As for that the story is about? Well, it is about people. People and relationships and just plain living. And the war, but the war is more of a backdrop to the story of Kay, Helen, Julia, Duncan and Viv. They don’t all know one another, but their stories and lives intersect over the course of the book.
I originally picked this up because the only other Sarah Waters’ book I’d read1 was a wonderful creepy read. Perfect for last year’s RIP challenge. I was browsing for something to pick up at the library and came across this. The title sounded vaguely possibly horror/creepy. But it doesn’t fit, not really, so I won’t be counting it as an RIP read this year.
I really enjoyed The Little Stranger but I had problems with the ending. And although I loved the style of writing here, it really is so evocative and so wonderfully descriptive, the story seemed to be almost undone by the manner in which it was told. We slowly get to know these characters, but only through their pasts and how that haunts them, or affects them, and then we learn about those haunting events, but then … nothing. We end at the beginning. I was left feeling as though it was all a bit pointless. I got to know them only to learn why they were, in some cases, broken and bent by the world, but because I was experiencing their lives in reverse it seemed like all I read about was moot because in the end it had yet to happen. Also, and it isn’t a spoiler, because it is from the early chapters, but they are all unhappy and weary and dispirited in so many ways at the start of the book. But that is where they are heading, so no matter how the book ends, because it ends in the past, that it where they will end up. And that isn’t a very uplifting sort of thought.
Not that a book has to end happily ever after, but it would be nice if there was some sort of growth towards happiness.

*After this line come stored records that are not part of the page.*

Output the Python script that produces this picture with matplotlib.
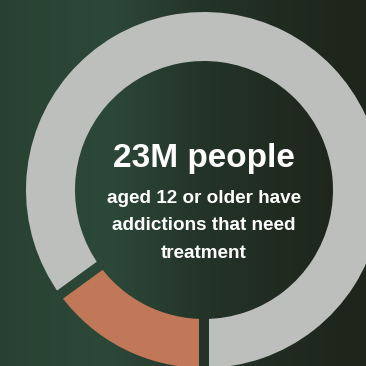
import numpy as np
import matplotlib
matplotlib.use('Agg')
import matplotlib.pyplot as plt
from matplotlib.patches import Polygon

# data
labels = ['receive treatment', 'do not receive treatment']
shares = [15, 85]
colors = ['#c07858', '#bcbfbc']
headline = '23M people'
subtext = 'aged 12 or older have\naddictions that need\ntreatment'

W = 366
cx, cy = 204, 176      # donut centre (px, y up)
r_out, r_in = 178, 129
gap = 10

# background gradient, left green to dark olive on the right
stops_x = [0.0, 0.08, 0.3, 0.55, 0.8, 1.0]
stops_c = np.array([[40, 64, 50], [42, 68, 52], [44, 72, 56],
                    [36, 52, 40], [32, 42, 31], [30, 37, 27]]) / 255
xs = np.linspace(0, 1, 400)
grad = np.stack([np.interp(xs, stops_x, stops_c[:, k]) for k in range(3)], axis=-1)
grad = grad[np.newaxis, :, :]

fig = plt.figure(figsize=(3.66, 3.66), dpi=100)
ax = fig.add_axes([0, 0, 1, 1])
ax.imshow(grad, extent=[0, W, 0, W], aspect='auto', zorder=0)

ax.pie(shares, colors=colors, startangle=270, counterclock=False,
       radius=r_out, center=(cx, cy), frame=True,
       wedgeprops=dict(width=r_out - r_in, edgecolor='none', zorder=1))

# cut straight gaps between slices (show background again)
fr = np.cumsum([0] + shares[:-1]) / sum(shares)
for f in fr:
    th = np.deg2rad(270 - f * 360)
    d = np.array([np.cos(th), np.sin(th)])
    n = np.array([-d[1], d[0]])
    p0 = np.array([cx, cy]) + d * (r_in - 5)
    p1 = np.array([cx, cy]) + d * (r_out + 5)
    poly = Polygon([p0 + n * gap / 2, p1 + n * gap / 2, p1 - n * gap / 2, p0 - n * gap / 2],
                   closed=True, facecolor='none', edgecolor='none', transform=ax.transData)
    ax.add_patch(poly)
    im = ax.imshow(grad, extent=[0, W, 0, W], aspect='auto', zorder=2)
    im.set_clip_path(poly)

ax.text(cx, W - 167, headline, ha='center', va='baseline', color='white',
        fontsize=24, fontweight='bold', family='Liberation Sans', zorder=3)
ax.text(cx, W - 226, subtext, ha='center', va='center', color='white',
        fontsize=13.6, fontweight='bold', family='Liberation Sans',
        linespacing=1.78, zorder=3)

ax.set_xlim(0, W)
ax.set_ylim(0, W)
ax.set_aspect('auto')
ax.axis('off')
fig.savefig('out.png', dpi=100)
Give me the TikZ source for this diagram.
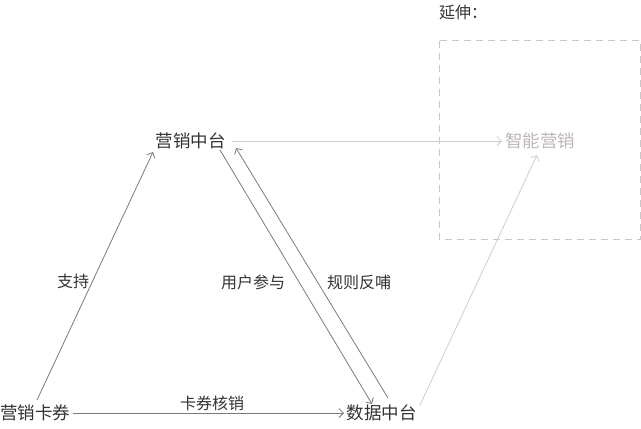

There are hints I think, that steps are being taken, but because I met the characters at the end of the arc, rather than the beginning, it didn’t have the impact on me had I experienced their story in something more linear.
I also found it very difficult to keep the characters straight in my head. I was constantly starting a section and trying to figure out which one was Kay again, and was it Helen that was the sister, or the jealous lover…
I do sometimes have issues with character names though, so that might be a failing on my reading rather than the book itself.
Despite that negativity I think that The Night Watch probably turns into a better book the more you think about it. And a reread would be very rewarding indeed.